Choosing the right art style can make the difference between a stunning food artwork and a muddled mess. We tested 116 art styles on food style transfer using the ArtFID quality metric, and the results surprised us — De Stijl came out on top with a score of 217.2. Whether you want to turn your sushi platter into a geometric masterpiece or give your morning coffee a painterly glow, this guide shows you exactly which styles deliver the best results on ArtRobot.


Why Art Style Choice Matters for Food Photography

Food photography is all about color, texture, and composition. A well-plated dish already has strong visual structure — bold color contrasts between ingredients, defined edges from plating, and rich surface textures from glazes, grill marks, or powdered sugar. These characteristics make food photos respond dramatically differently to various art styles.

Styles that preserve color relationships and enhance geometric structure tend to score highest on food imagery.

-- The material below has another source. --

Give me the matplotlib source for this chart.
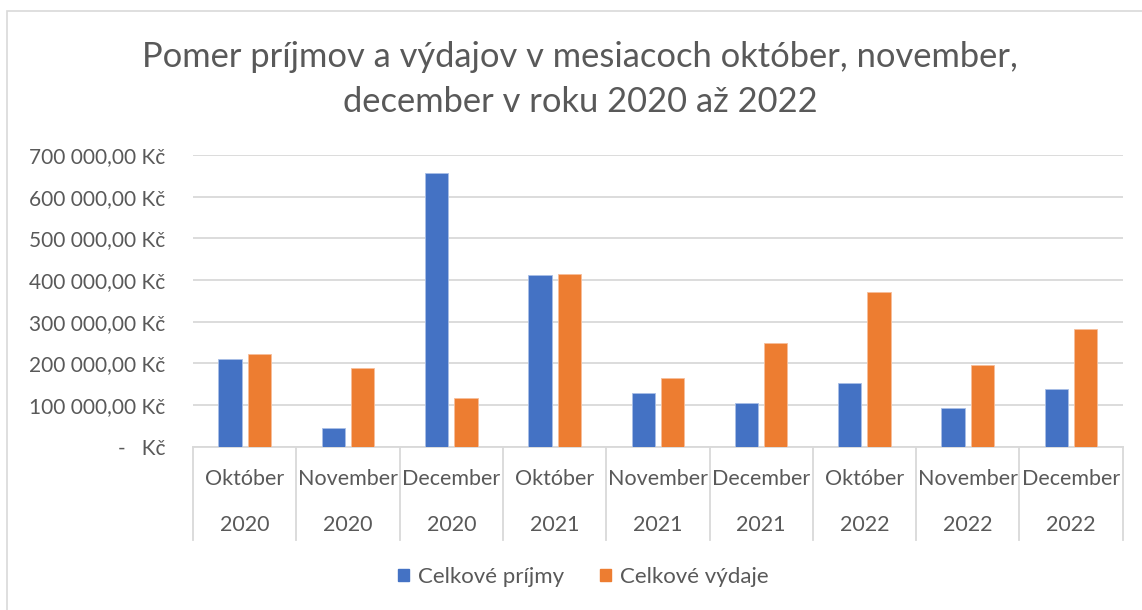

That is because food photos rely heavily on warm-to-cool color contrasts (think golden bread against green herbs) and clean spatial composition. Styles that distort color palettes or flatten these contrasts can turn an appetizing scene into visual noise.

We ran all 116 styles in our library through ArtFID testing — a metric that combines perceptual similarity (LPIPS) and distributional quality (FID) into a single score. Lower ArtFID means the style transfer preserved artistic quality while maintaining recognizable content. The spread on food photos was significant: the best style scored 217.2 while the worst exceeded 280, meaning your choice of style genuinely matters.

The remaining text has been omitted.